## Written exercise
Leave out all pictures. Return exactly the lines from the top of the material through the line containing "const pressureTicks = [0, 5, 10, 15, 20, 25, 30, 35];".
============================================================
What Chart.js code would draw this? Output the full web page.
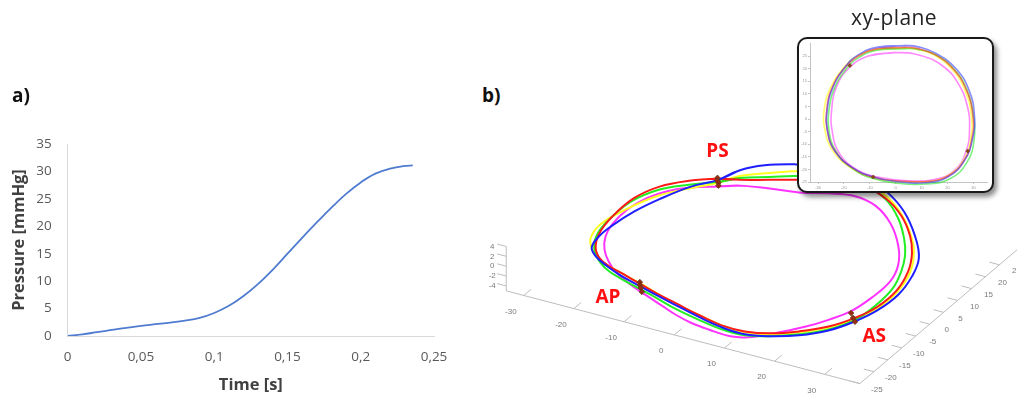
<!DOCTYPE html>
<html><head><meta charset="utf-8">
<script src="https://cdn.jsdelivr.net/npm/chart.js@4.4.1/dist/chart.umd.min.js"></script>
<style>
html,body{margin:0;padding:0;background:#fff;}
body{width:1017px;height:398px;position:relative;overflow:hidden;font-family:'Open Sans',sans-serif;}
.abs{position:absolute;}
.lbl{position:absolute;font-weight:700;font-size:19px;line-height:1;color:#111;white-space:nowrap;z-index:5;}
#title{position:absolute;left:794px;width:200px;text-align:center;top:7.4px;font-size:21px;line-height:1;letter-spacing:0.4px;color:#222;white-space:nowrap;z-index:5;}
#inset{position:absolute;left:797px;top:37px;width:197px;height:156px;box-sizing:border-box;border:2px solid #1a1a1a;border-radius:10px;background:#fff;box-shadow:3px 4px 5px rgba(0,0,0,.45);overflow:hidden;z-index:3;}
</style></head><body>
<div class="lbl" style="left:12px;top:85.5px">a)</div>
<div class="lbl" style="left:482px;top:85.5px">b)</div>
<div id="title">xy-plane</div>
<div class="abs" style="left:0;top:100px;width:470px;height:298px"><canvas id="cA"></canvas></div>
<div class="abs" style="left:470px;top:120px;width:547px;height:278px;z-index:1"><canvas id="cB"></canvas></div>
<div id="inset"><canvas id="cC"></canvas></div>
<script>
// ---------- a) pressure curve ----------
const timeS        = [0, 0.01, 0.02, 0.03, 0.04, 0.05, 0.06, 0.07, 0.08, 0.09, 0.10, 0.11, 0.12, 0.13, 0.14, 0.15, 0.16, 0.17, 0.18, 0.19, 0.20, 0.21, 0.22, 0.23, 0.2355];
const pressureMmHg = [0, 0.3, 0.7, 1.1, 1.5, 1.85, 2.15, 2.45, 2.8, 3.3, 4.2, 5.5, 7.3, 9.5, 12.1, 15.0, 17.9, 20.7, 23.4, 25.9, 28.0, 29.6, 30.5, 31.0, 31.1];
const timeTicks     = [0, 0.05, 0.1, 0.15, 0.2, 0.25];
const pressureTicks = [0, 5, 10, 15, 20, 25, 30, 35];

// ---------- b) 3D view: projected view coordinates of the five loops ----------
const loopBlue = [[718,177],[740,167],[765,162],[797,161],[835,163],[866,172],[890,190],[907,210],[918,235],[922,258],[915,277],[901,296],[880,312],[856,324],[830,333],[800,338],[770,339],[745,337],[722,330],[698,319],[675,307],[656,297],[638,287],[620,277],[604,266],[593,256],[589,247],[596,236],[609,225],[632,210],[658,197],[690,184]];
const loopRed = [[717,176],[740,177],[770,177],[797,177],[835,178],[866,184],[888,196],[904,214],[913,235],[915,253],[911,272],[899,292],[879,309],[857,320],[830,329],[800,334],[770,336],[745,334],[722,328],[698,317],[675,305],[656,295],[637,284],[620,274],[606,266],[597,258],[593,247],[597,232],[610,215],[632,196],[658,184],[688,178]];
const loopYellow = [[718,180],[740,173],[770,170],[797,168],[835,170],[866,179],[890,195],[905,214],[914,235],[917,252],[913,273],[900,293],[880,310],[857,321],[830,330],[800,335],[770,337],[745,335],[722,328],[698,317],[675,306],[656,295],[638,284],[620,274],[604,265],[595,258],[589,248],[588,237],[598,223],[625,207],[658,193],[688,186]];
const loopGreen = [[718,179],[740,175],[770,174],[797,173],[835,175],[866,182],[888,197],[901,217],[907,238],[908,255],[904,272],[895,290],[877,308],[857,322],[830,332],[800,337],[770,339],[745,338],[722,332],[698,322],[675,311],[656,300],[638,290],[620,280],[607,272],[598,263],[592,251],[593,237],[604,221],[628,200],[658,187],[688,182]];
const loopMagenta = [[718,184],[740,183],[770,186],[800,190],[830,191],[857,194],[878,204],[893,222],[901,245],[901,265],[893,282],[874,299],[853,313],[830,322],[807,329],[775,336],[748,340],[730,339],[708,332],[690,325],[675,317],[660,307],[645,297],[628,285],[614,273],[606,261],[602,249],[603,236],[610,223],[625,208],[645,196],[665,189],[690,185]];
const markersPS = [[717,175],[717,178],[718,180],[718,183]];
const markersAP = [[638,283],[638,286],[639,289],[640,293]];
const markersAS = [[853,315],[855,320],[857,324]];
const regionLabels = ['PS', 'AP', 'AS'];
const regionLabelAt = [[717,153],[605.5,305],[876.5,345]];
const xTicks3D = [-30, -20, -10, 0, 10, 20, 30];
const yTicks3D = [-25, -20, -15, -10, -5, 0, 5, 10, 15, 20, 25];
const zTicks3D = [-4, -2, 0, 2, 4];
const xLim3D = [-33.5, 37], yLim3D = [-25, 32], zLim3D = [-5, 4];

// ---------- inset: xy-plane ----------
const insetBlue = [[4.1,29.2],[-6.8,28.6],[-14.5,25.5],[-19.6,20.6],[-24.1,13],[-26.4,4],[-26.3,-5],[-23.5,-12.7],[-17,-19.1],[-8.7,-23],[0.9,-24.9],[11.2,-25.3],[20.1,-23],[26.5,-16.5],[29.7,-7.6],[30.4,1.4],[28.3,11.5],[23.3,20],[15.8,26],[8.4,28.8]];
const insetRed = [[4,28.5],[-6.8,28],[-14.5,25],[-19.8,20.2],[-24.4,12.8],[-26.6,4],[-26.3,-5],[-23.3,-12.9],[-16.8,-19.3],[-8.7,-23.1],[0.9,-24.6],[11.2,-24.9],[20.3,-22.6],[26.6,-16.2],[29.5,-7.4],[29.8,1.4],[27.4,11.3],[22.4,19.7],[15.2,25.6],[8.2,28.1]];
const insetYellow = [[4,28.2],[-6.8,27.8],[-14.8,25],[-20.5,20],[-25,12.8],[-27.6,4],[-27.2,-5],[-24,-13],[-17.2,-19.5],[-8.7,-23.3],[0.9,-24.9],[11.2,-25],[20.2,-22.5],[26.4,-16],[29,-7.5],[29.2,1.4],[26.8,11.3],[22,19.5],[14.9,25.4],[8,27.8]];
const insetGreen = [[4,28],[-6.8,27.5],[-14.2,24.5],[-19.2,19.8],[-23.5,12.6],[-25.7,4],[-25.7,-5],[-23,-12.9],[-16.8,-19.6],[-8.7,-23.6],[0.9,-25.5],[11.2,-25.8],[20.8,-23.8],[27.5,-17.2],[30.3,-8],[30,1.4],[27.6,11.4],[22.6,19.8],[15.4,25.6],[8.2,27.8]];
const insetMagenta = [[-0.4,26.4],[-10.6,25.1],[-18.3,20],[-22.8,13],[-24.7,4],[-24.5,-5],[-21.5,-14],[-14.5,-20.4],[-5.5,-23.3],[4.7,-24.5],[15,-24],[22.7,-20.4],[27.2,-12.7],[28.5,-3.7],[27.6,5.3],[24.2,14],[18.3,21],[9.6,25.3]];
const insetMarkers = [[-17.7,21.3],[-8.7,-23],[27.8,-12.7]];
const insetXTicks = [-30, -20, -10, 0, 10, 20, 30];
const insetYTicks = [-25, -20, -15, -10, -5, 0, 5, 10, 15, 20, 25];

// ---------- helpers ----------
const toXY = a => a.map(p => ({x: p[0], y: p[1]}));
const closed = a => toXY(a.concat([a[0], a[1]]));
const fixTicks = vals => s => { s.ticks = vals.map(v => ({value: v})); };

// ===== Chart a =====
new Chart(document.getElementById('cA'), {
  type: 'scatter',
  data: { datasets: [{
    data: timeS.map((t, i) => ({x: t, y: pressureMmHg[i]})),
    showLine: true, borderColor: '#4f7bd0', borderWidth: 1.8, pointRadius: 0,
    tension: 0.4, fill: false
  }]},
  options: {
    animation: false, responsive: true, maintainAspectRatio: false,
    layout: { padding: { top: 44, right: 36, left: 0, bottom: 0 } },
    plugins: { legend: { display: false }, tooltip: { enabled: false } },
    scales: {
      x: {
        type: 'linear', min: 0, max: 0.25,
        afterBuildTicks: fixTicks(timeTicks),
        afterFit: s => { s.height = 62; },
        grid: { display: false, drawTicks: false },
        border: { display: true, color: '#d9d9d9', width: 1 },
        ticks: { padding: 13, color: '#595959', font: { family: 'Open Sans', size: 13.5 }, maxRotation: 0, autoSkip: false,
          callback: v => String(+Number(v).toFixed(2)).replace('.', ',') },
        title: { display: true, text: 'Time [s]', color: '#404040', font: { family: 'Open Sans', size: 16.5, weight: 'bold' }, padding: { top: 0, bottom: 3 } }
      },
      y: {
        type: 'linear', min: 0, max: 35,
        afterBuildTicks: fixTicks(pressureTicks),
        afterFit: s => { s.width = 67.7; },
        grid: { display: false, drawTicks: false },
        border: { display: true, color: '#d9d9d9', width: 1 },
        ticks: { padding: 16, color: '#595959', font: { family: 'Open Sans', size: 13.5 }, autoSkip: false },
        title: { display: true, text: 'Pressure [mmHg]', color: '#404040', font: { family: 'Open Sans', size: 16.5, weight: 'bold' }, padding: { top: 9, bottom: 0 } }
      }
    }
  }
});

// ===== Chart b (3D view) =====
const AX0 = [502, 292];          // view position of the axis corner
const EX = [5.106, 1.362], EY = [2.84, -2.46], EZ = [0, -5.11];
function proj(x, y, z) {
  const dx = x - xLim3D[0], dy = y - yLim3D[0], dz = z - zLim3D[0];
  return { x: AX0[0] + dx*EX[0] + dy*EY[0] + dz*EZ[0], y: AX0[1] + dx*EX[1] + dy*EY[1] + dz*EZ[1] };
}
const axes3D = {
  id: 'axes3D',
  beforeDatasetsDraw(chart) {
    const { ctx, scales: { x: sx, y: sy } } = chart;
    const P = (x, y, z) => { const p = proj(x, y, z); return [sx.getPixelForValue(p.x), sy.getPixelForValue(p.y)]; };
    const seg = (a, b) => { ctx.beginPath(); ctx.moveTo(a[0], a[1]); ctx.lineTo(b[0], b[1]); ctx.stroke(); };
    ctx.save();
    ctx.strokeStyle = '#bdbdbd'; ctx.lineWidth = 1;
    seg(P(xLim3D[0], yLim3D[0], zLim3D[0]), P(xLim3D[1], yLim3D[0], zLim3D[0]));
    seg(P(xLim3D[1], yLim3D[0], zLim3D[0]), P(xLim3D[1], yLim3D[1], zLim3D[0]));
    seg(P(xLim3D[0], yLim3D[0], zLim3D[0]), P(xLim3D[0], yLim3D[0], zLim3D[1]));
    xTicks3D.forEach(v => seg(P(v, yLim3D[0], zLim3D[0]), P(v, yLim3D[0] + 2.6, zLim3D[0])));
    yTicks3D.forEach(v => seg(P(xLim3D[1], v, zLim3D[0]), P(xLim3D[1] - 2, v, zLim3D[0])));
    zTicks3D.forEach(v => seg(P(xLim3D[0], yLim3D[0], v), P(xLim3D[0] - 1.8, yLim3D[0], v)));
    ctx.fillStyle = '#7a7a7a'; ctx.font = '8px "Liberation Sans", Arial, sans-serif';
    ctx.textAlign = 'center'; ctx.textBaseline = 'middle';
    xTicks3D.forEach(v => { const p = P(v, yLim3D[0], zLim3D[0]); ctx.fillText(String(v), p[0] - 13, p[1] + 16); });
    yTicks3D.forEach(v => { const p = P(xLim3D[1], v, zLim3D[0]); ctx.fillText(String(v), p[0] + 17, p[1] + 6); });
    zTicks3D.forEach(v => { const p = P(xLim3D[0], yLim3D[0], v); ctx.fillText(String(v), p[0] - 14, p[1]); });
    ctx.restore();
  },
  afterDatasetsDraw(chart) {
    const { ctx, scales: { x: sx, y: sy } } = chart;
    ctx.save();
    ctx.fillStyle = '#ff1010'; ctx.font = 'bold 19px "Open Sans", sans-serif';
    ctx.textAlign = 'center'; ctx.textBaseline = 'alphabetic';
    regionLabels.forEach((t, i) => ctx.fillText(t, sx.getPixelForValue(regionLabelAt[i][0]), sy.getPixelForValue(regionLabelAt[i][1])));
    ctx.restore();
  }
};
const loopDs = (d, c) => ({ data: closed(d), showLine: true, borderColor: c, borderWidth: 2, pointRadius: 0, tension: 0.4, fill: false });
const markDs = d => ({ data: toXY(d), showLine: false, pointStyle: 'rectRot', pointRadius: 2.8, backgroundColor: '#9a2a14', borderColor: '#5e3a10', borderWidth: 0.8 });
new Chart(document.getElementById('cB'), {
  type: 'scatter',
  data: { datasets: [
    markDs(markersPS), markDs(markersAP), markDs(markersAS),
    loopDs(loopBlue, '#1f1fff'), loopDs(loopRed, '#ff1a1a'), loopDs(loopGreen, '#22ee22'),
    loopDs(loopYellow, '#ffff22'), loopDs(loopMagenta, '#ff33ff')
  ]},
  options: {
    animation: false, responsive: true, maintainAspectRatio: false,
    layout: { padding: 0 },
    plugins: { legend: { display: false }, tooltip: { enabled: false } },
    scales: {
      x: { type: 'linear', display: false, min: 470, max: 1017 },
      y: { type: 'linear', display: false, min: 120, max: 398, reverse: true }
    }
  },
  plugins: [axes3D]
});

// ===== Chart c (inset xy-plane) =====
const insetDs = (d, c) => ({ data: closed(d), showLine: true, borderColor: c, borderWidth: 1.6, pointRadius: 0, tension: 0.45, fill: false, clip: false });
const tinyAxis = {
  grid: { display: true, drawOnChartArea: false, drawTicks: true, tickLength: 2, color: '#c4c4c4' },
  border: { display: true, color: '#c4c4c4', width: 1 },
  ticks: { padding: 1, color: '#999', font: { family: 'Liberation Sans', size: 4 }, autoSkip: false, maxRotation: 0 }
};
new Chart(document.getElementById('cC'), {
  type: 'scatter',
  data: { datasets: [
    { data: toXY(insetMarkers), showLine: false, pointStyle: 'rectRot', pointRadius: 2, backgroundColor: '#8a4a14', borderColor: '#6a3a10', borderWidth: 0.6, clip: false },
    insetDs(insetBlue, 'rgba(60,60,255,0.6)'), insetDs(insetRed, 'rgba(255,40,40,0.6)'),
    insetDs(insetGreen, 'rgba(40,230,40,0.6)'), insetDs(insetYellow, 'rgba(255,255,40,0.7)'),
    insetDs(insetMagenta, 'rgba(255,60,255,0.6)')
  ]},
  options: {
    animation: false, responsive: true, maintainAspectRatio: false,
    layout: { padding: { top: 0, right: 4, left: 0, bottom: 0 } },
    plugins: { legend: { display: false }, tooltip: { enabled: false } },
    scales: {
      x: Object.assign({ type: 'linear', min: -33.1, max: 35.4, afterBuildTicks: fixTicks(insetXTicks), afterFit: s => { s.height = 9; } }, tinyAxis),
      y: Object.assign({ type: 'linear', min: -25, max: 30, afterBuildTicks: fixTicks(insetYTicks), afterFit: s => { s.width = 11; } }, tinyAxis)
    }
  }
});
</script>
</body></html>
============================================================
## Complete output
What Chart.js code would draw this? Output the full web page.
<!DOCTYPE html>
<html><head><meta charset="utf-8">
<script src="https://cdn.jsdelivr.net/npm/chart.js@4.4.1/dist/chart.umd.min.js"></script>
<style>
html,body{margin:0;padding:0;background:#fff;}
body{width:1017px;height:398px;position:relative;overflow:hidden;font-family:'Open Sans',sans-serif;}
.abs{position:absolute;}
.lbl{position:absolute;font-weight:700;font-size:19px;line-height:1;color:#111;white-space:nowrap;z-index:5;}
#title{position:absolute;left:794px;width:200px;text-align:center;top:7.4px;font-size:21px;line-height:1;letter-spacing:0.4px;color:#222;white-space:nowrap;z-index:5;}
#inset{position:absolute;left:797px;top:37px;width:197px;height:156px;box-sizing:border-box;border:2px solid #1a1a1a;border-radius:10px;background:#fff;box-shadow:3px 4px 5px rgba(0,0,0,.45);overflow:hidden;z-index:3;}
</style></head><body>
<div class="lbl" style="left:12px;top:85.5px">a)</div>
<div class="lbl" style="left:482px;top:85.5px">b)</div>
<div id="title">xy-plane</div>
<div class="abs" style="left:0;top:100px;width:470px;height:298px"><canvas id="cA"></canvas></div>
<div class="abs" style="left:470px;top:120px;width:547px;height:278px;z-index:1"><canvas id="cB"></canvas></div>
<div id="inset"><canvas id="cC"></canvas></div>
<script>
// ---------- a) pressure curve ----------
const timeS        = [0, 0.01, 0.02, 0.03, 0.04, 0.05, 0.06, 0.07, 0.08, 0.09, 0.10, 0.11, 0.12, 0.13, 0.14, 0.15, 0.16, 0.17, 0.18, 0.19, 0.20, 0.21, 0.22, 0.23, 0.2355];
const pressureMmHg = [0, 0.3, 0.7, 1.1, 1.5, 1.85, 2.15, 2.45, 2.8, 3.3, 4.2, 5.5, 7.3, 9.5, 12.1, 15.0, 17.9, 20.7, 23.4, 25.9, 28.0, 29.6, 30.5, 31.0, 31.1];
const timeTicks     = [0, 0.05, 0.1, 0.15, 0.2, 0.25];
const pressureTicks = [0, 5, 10, 15, 20, 25, 30, 35];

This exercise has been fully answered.